■ Information provided
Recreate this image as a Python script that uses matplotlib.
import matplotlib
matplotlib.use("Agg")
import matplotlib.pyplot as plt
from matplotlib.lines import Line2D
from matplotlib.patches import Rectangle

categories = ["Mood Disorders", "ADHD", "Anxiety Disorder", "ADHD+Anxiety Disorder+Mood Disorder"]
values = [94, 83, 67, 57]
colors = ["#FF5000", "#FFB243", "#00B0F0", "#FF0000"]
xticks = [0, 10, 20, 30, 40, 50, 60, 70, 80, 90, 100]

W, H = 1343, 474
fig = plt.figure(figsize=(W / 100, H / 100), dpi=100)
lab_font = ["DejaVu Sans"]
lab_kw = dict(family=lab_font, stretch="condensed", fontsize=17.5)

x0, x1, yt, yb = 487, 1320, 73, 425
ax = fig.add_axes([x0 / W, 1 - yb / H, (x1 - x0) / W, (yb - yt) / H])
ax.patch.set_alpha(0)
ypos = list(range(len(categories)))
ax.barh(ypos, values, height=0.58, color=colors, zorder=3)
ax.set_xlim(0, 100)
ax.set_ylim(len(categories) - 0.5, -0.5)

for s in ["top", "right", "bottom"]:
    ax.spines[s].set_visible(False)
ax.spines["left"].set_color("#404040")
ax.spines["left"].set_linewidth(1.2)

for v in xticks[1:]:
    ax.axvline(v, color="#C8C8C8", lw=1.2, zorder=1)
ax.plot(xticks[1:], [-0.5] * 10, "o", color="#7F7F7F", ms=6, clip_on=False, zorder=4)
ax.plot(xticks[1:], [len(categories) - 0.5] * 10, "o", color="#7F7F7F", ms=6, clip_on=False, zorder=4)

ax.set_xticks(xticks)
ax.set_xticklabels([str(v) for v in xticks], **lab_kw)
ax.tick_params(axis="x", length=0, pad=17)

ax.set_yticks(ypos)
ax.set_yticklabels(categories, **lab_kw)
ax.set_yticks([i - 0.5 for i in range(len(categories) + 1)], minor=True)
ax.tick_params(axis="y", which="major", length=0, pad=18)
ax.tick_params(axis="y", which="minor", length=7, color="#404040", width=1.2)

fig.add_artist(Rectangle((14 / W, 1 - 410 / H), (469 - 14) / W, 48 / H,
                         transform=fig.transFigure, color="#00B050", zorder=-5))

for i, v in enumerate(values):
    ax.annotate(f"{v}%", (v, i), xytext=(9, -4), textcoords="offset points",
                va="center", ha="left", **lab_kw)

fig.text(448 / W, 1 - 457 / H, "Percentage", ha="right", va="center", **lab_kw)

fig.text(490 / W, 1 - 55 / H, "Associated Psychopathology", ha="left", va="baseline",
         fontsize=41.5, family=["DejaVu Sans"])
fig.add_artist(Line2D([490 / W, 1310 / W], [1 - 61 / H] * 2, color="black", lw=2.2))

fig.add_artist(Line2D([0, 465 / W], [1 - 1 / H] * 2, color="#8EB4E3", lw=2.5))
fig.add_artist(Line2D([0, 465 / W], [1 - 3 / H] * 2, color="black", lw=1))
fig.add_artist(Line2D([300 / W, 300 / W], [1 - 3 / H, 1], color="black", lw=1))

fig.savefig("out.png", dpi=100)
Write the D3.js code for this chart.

■ Given problem
In the entries above, find each line with the word "this" and show it.

■ Task output
Recreate this image as a Python script that uses matplotlib.
Write the D3.js code for this chart.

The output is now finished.